──────── Dataset entries

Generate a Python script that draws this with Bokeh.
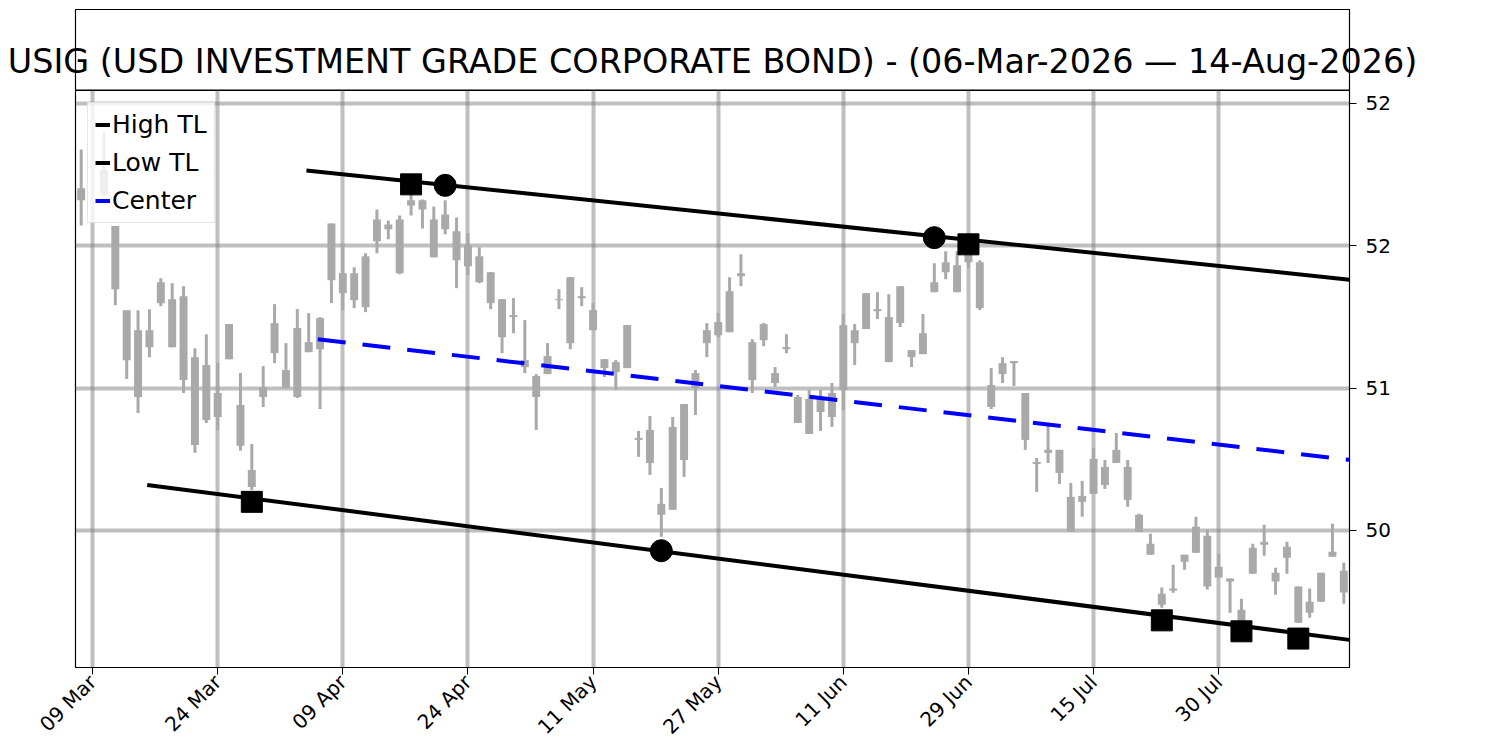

────────────────
──────── Dataset entries

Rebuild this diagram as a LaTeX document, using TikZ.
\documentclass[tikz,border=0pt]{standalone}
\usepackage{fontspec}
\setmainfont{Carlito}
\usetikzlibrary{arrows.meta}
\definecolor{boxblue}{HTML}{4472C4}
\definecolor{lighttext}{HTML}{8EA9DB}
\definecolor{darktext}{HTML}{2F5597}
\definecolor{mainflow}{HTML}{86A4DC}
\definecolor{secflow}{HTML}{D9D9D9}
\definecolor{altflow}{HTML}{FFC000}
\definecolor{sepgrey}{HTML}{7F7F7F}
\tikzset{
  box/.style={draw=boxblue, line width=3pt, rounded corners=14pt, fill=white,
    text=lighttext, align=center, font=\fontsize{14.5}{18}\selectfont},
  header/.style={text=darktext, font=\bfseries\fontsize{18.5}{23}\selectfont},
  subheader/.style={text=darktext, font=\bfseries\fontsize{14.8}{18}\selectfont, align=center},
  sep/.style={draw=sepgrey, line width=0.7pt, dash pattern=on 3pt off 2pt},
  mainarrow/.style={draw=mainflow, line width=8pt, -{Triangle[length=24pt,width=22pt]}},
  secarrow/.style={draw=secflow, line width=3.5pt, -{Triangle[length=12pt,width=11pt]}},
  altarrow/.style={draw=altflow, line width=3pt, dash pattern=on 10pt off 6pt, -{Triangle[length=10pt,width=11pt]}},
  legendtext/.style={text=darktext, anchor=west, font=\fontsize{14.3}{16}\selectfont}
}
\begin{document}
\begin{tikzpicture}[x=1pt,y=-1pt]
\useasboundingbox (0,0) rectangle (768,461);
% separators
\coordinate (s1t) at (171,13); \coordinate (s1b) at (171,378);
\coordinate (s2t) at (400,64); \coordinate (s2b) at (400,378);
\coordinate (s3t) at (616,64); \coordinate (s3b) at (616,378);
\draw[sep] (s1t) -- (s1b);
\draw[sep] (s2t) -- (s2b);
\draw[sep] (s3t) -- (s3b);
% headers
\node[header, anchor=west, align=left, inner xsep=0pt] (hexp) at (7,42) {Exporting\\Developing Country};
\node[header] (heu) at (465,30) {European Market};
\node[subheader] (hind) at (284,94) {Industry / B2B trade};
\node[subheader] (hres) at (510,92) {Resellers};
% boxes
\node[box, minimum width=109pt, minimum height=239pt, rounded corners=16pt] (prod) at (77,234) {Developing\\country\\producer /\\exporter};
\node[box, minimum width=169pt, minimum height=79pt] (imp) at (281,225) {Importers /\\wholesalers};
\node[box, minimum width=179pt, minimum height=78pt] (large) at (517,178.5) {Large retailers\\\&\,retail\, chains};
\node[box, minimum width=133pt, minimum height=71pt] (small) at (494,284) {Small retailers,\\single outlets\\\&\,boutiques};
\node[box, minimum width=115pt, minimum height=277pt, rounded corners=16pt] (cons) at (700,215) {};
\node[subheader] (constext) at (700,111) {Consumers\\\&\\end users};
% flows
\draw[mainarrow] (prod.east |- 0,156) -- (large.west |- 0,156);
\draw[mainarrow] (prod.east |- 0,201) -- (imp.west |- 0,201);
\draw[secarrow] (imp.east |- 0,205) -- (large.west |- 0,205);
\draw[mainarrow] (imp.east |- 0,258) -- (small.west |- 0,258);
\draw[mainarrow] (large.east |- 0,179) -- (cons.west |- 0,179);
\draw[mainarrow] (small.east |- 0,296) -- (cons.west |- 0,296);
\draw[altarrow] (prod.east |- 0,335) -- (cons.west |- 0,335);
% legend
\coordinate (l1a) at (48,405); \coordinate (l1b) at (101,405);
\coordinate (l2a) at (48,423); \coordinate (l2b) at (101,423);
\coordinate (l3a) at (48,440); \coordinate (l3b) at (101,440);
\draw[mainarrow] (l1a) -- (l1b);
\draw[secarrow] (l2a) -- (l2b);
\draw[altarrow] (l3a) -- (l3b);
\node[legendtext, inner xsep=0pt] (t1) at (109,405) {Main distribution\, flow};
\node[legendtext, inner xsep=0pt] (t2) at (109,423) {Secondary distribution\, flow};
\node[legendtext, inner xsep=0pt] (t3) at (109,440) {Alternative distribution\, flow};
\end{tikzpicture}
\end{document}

────────────────

List the lines of the material in which the word "this" occurs.

Generate a Python script that draws this with Bokeh.
Rebuild this diagram as a LaTeX document, using TikZ.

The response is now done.